La voz que rompió las reglas del juego

Cada página de la obra El periodista indeseable de Günter Wallraff recoge una clase práctica de periodismo. El título dice una verdad a medias, es cierto que Wallraff es un periodista indeseable, pero siempre lo es para los mismos: los patrones sin escrúpulos, los ejecutivos corruptos o los dictadores y todo el séquito que les sigue. Para los demás, es más bien un periodista deseable. Los libros de Wallraff se esperan como un chaparrón en época de grandes sequías. Es el hombre que no tiene miedo de agrupar en su voz miles de voces, sean cuáles sean las consecuencias.

Dentro del libro, algo me llama la atención. Al final de la obra, después de todos los reportajes existe un anexo que guarda textos del autor, además de otros que en su mayoría se centran en las conclusiones de las acciones del periodista. El primer texto me resulta chocante. Es un discurso, un “Discurso de defensa” dirigido al tribunal militar y al tribunal de excepción griegos. Lo que sigue es, sencillamente, admirable. Pero pone los pelos de punta.

La llamada Dictadura de los Coroneles en Grecia comenzó el 21 de abril de 1967 a través de un golpe de Estado dirigido por el que a la postre sería el Jefe de Estado, Georgios Papadopoulos. Considerada por unos un episodio más de la Guerra Fría, para otros fue simplemente un periodo de miedo constante y agobiante, que aplastaba a la población sólo con pensar en él. En este contexto Günter Wallraff decide viajar a Grecia en 1974. Y encadenarse a un farol de la plaza Sintagma (Atenas) en protesta por la situación imperante en el país. A partir de este hecho Wallraff se sumerge de lleno en la acción que él mismo ha creado, asumiendo el rol de actor principal. Y lo hace mejor que nadie. El periodista nos enseña la parte práctica del fascismo, la de los abusos y las torturas. Y a través de esta parte nos enseña el miedo propio de las dictaduras, el que existe en dos ámbitos. Por un lado, el miedo de las personas, el sometimiento y, por otro, el miedo de la propia dictadura, la angustia permanente por ser derribada. El monstruo que tanto asusta es, en realidad, el más asustadizo.

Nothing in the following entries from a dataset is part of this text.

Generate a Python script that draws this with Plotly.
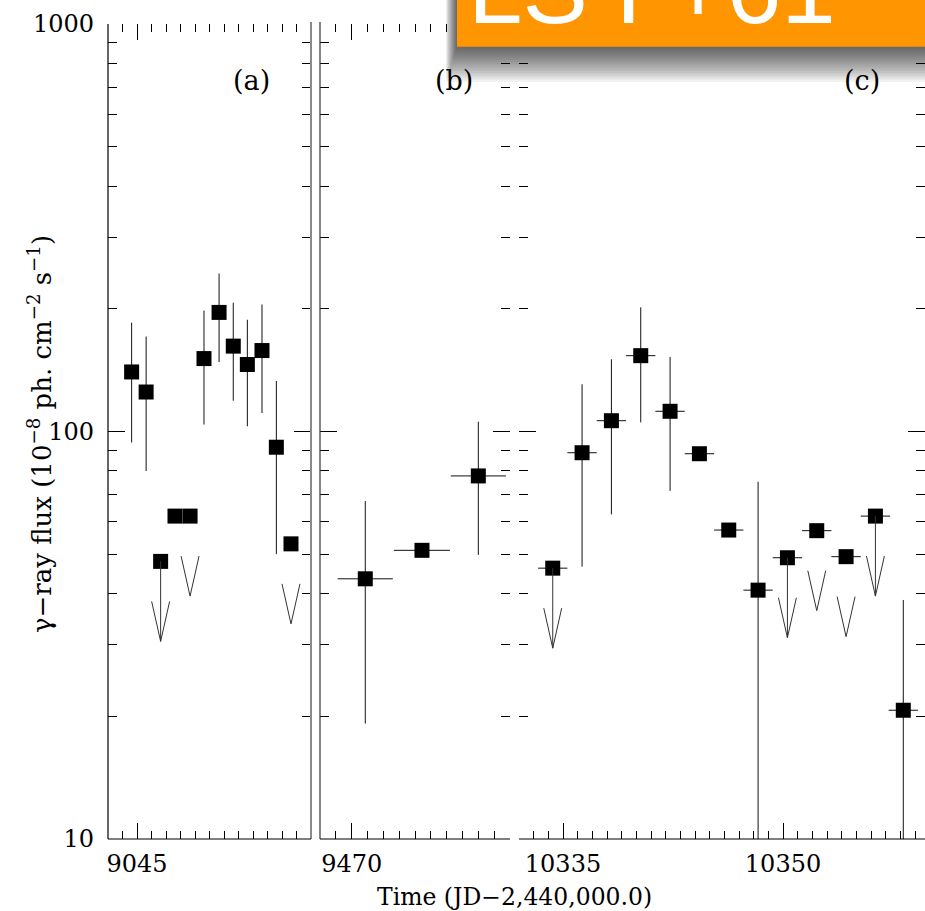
import plotly.graph_objects as go

W, H = 925, 911

# ---------------- data ----------------
# Panel (a)
a_time = [9044.63, 9045.63, 9046.63, 9047.62, 9048.66, 9049.62, 9050.66,
          9051.64, 9052.61, 9053.62, 9054.61, 9055.62]
a_flux = [140, 125, 48, 62, 62, 151, 196, 162, 146, 158, 91.5, 53]
a_hi = [185, 171, None, None, None, 198, 244, 207, 188, 205, 133, None]
a_lo = [94, 80, None, None, None, 104, 148, 119, 103, 111, 50, None]
a_arrow = [0, 0, 2, 0, 1, 0, 0, 0, 0, 0, 0, 1]   # 0 none, 1 head only, 2 stem + head

# Panel (b)
b_time = [9470.86, 9474.44, 9478.0]
b_flux = [43.5, 51.1, 77.8]
b_hi = [67.5, None, 105.7]
b_lo = [19.2, None, 49.8]
b_xerr = [1.74, 1.77, 1.74]

# Panel (c)
c_time = [10334.3, 10336.3, 10338.3, 10340.3, 10342.3, 10344.3, 10346.3,
          10348.3, 10350.3, 10352.3, 10354.3, 10356.3, 10358.2]
c_flux = [46.2, 88.7, 106.3, 153.5, 112.1, 88.2, 57.3, 40.8, 49.0, 57.1, 49.3, 62.0, 20.7]
c_hi = [None, 130.6, 150.4, 201.7, 152.3, None, None, 75.3, None, None, None, None, 38.6]
c_lo = [None, 46.6, 62.6, 105.3, 71.5, None, None, 5, None, None, None, None, 5]
c_xerr = [1.0] * 13
c_arrow = [2, 0, 0, 0, 0, 0, 0, 0, 2, 1, 1, 2, 0]

x_ticks_a = [9045]
x_ticks_b = [9470]
x_ticks_c = [10335, 10350]
y_ticks = [10, 100, 1000]
y_minor = [20, 30, 40, 50, 60, 70, 80, 90, 200, 300, 400, 500, 600, 700, 800, 900]

# ---------------- helpers ----------------
def px(x):
    return x / W


def py(y):
    return 1 - y / H


PX_PER_DECADE = 407.5
TIP = 10 ** (-80 / PX_PER_DECADE)
ARM = 10 ** (40 / PX_PER_DECADE)


def errs(flux, hi, lo):
    plus = [(h - f) if h is not None else 0 for f, h in zip(flux, hi)]
    minus = [(f - l) if l is not None else 0 for f, l in zip(flux, lo)]
    return plus, minus


def arrows(times, flux, codes, halfw):
    xs, ys = [], []
    for t, f, c in zip(times, flux, codes):
        if c == 0:
            continue
        tip = f * TIP
        if c == 2:
            xs += [t, t, None]
            ys += [f, tip, None]
        xs += [t - halfw, t, t + halfw, None]
        ys += [tip * ARM, tip, tip * ARM, None]
    return xs, ys


FONT = "DejaVu Serif"
fig = go.Figure()

marker = dict(symbol="square", size=15, color="black", line=dict(width=0))
ebar = dict(color="#111", thickness=1, width=0)

# panel a
p, m = errs(a_flux, a_hi, a_lo)
fig.add_trace(go.Scatter(x=a_time, y=a_flux, mode="markers", marker=marker,
                         error_y=dict(type="data", symmetric=False, array=p, arrayminus=m, **ebar),
                         xaxis="x", yaxis="y", showlegend=False))
ax_, ay_ = arrows(a_time, a_flux, a_arrow, 0.62)
fig.add_trace(go.Scatter(x=ax_, y=ay_, mode="lines", line=dict(color="#333", width=1),
                         xaxis="x", yaxis="y", showlegend=False))

# panel b
p, m = errs(b_flux, b_hi, b_lo)
fig.add_trace(go.Scatter(x=b_time, y=b_flux, mode="markers", marker=marker,
                         error_y=dict(type="data", symmetric=False, array=p, arrayminus=m, **ebar),
                         error_x=dict(type="data", array=b_xerr, **ebar),
                         xaxis="x2", yaxis="y2", showlegend=False))

# panel c
p, m = errs(c_flux, c_hi, c_lo)
fig.add_trace(go.Scatter(x=c_time, y=c_flux, mode="markers", marker=marker,
                         error_y=dict(type="data", symmetric=False, array=p, arrayminus=m, **ebar),
                         error_x=dict(type="data", array=c_xerr, **ebar),
                         xaxis="x3", yaxis="y3", showlegend=False))
cx_, cy_ = arrows(c_time, c_flux, c_arrow, 0.61)
fig.add_trace(go.Scatter(x=cx_, y=cy_, mode="lines", line=dict(color="#333", width=1),
                         xaxis="x3", yaxis="y3", showlegend=False))

# ---------------- axes ----------------
YDOM = [py(839), py(24)]


def xax(domain, rng, ticks, anchor):
    return dict(domain=domain, range=rng, anchor=anchor, tickmode="array", tickvals=ticks,
                ticktext=[str(t) for t in ticks], ticks="inside", ticklen=16, tickwidth=1,
                tickcolor="black", mirror="ticks", showline=False, showgrid=False, zeroline=False,
                ticklabelstandoff=8, automargin=False,
                tickfont=dict(family=FONT, size=24, color="black"),
                minor=dict(dtick=1, tick0=0, ticks="inside", ticklen=8, tickwidth=1,
                           tickcolor="black", showgrid=False))


def yax(anchor, labels):
    return dict(domain=YDOM, type="log", range=[0.99999, 3.00001], anchor=anchor,
                tickmode="array", tickvals=y_ticks, ticktext=[str(t) for t in y_ticks],
                showticklabels=labels, ticks="inside", ticklen=17, tickwidth=1,
                tickcolor="black", mirror="ticks", showline=False, showgrid=False,
                zeroline=False, ticklabelstandoff=13, automargin=False,
                tickfont=dict(family=FONT, size=24, color="black"),
                minor=dict(tickmode="array", tickvals=y_minor, ticks="inside", ticklen=9,
                           tickwidth=1, tickcolor="black", showgrid=False))


fig.update_layout(
    width=W, height=H, margin=dict(l=0, r=0, t=0, b=0, autoexpand=False),
    paper_bgcolor="white", plot_bgcolor="white",
    font=dict(family=FONT, size=23, color="black"),
    xaxis=xax([px(108), px(311)], [9043, 9057], x_ticks_a, "y"),
    xaxis2=xax([px(320), px(510)], [9468, 9480], x_ticks_b, "y2"),
    xaxis3=xax([px(519), 1.0], [10332, 10359.68], x_ticks_c, "y3"),
    yaxis=yax("x", True),
    yaxis2=yax("x2", False),
    yaxis3=yax("x3", False),
)

# ---------------- axis lines ----------------
shapes = []
def line(x0, y0, x1, y1, color="black", width=1.2):
    shapes.append(dict(type="line", xref="paper", yref="paper", x0=px(x0), y0=py(y0),
                       x1=px(x1), y1=py(y1), line=dict(color=color, width=width)))

line(108, 24, 108, 839)
line(311, 22, 311, 839, color="#8a8a8a", width=2)
line(320, 22, 320, 839, color="#333", width=1.2)
line(108, 839, 311, 839)
line(320, 839, 510, 839)
line(519, 839, 925, 839)

# shadow of the banner
for k in range(1, 17):
    shapes.append(dict(type="rect", xref="paper", yref="paper",
                       x0=px(457 - 0.7 * k), x1=1.05, y0=py(46.7 + 2.2 * k), y1=1.05,
                       fillcolor="rgba(0,0,0,0.05)", line=dict(width=0)))
# banner
shapes.append(dict(type="rect", xref="paper", yref="paper", x0=px(457), x1=1.05,
                   y0=py(46.7), y1=1.05, fillcolor="#FF9500", line=dict(width=0)))
fig.update_layout(shapes=shapes)

# ---------------- text ----------------
ann = []
for txt, x in [("(a)", 251), ("(b)", 454), ("(c)", 862)]:
    ann.append(dict(text=txt, x=px(x), y=py(80), xref="paper", yref="paper",
                    xanchor="center", yanchor="middle", showarrow=False,
                    font=dict(family=FONT, size=27, color="black")))
ann.append(dict(text="Time (JD\u22122,440,000.0)", x=px(514), y=py(897), xref="paper",
                yref="paper", xanchor="center", yanchor="middle", showarrow=False,
                font=dict(family=FONT, size=23.5, color="black")))
ann.append(dict(text="\u03b3\u2212ray flux (10<sup>\u22128</sup> ph. cm<sup>\u22122</sup> s<sup>\u22121</sup>)",
                x=px(40), y=py(434), xref="paper", yref="paper", textangle=-90,
                xanchor="center", yanchor="middle", showarrow=False,
                font=dict(family=FONT, size=26, color="black")))
ann.append(dict(text="LS I +61", x=px(466), y=py(46), xref="paper", yref="paper",
                xanchor="left", yanchor="bottom", showarrow=False,
                font=dict(family="Liberation Sans", size=98, color="white")))
fig.update_layout(annotations=ann)

fig.write_html("out.html")
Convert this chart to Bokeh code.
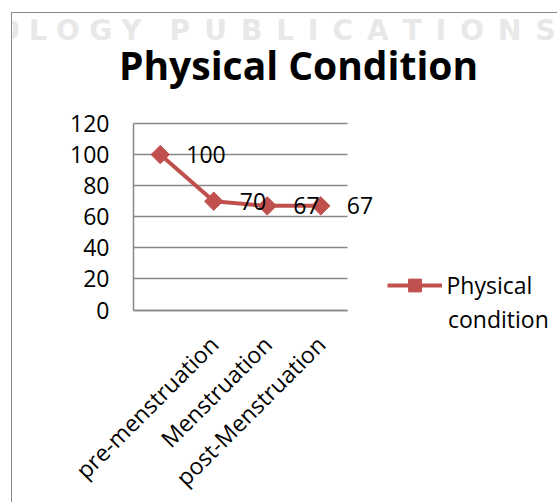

Wallraff sabía a lo que iba, no en vano había tomado analgésicos antes de -como él lo llama- actuar. Durante días, las torturas se sucedieron una y otra vez, como tenazas que pretendían arrancar sin anestesia una muela -la confesión o pertenencia a un grupo en contra de la dictadura- que no existía. Günter aguanta sin considerarse un héroe, ni siquiera tiene energías para eso, las utiliza para memorizarlo todo. Se vuelve una máquina, con una precisión científica. Cuenta como la emoción lo asalta en varias ocasiones -como cuando uno de los guardias estrecha solemnemente su mano después de leer su hoja de acusaciones -, pero no deja que brote hacia fuera, en la dictadura no hay lugar para la humanidad. Y él lo sabe.

Günter Wallraff fue condenado a 14 meses de prisión en la cárcel de Korydallos. Cuando la Junta Militar cae el 24 de julio de 1974 es liberado junto al resto de presos políticos. Un preso periodístico encerrado casi a voluntad propia en una de las peores cárceles de la época, con el único fin de hablar lo suficientemente alto para cambiar las cosas. Es tan simple que es terriblemente complicado. Wallraff lo resume mejor que nadie: “Para no ser engañado, a veces, hay que engañar. Hay que transgredir las reglas de este juego”.